In many ways, this is the second occasion that the United States has scuppered a worldwide peacekeeping organisation. Previously, it was largely responsible for the demise of the League of Nations, which was established in 1919 by the Treaty of Versailles following the First World War. Woodrow Wilson, President of the United States, was a key player in its formation but failed to gain ratification from the Republicans in the Senate. The thirty-two nations that joined the League of Nations, which was headquartered in Geneva, depended on member states to provide peacekeeping forces. These were difficult to mobilise without the resources of the United States, and the League of Nations was unable to prevent fascist regimes in Japan, Italy, and Germany violating its rules by invading Manchuria, Ethiopia and then exiting the League of Nations. The USSR had also invaded Finland. The major powers remaining, Great Britain and France, did not have the resources or the inclination to challenge and began to rearm as the  Second World War became inevitable.

It would appear that President Trump has no desire for the United States to facilitate action by the United Nations and has used its veto with increasing impunity.. It has withdrawn from the World Health Organisation, the UN Human Rights Council, the UN Educational, Scientific and Cultural Organisation (UNESCO) and reduced foreign aid to UN agencies on the assertion that they are not in the United States' national interest.

Equally, Russia and China have used their veto to prevent UN interventions in countries that could be considered their satellites. Great Britain and France are there for their historical reasons, and until recently have tended to support the United States' lead. The United Nations has not reviewed its charter since 1973, since when the world has changed dramatically. There are currently 61 active conflicts, the most since 1946 and over 60,000 peacekeepers are deployed from 115 member states. In light of current conflicts in Gaza and Ukraine and the withdrawal of involvement by the United States, several questions must be asked:

  • Why is the United Nations still located in the United States? 
  • Should it not be located in a more neutral and stable country, which is less concerned about its own power and more concerned about securing peace across the world? 
  • Why should five countries have a veto? 
  • Should it not be for the Security Council, currently 15 countries, to pass motions with a two-thirds majority?
  • Should the composition of the Security Council be expanded to ten permanent members, with the additional 5 representations coming from South America, Africa, the Middle East, Asia and Oceania? Together with ten rotating members, this would create a Security Council of 20 members.
  • Is there any reason to exclude Palestine from membership?
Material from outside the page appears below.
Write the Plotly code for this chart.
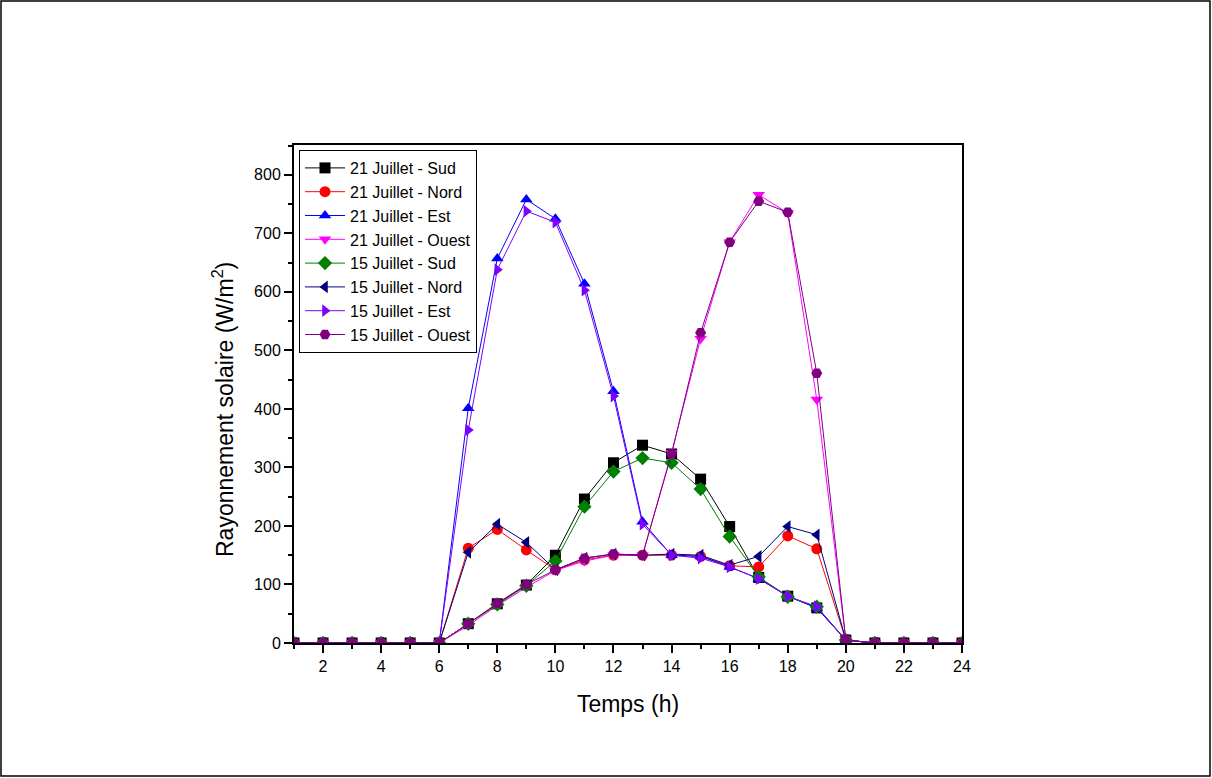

The Purposes of the United Nations are:
  1. To maintain international peace and security, and to that end: to take effective collective measures for the prevention and removal of threats to the peace, and for the suppression of acts of aggression or other breaches of the peace, and to bring about by peaceful means, and in conformity with the principles of justice and international law, adjustment or settlement of international disputes or situations which might lead to a breach of the peace;
  2. To develop friendly relations among nations based on respect for the principle of equal rights and self-determination of peoples, and to take other appropriate measures to strengthen universal peace;
  3. To achieve international co-operation in solving international problems of an economic, social, cultural, or humanitarian character, and in promoting and encouraging respect for human rights and for fundamental freedoms for all without distinction as to race, sex, language, or religion; and
  4. To be a centre for harmonising the actions of nations in the attainment of these common ends.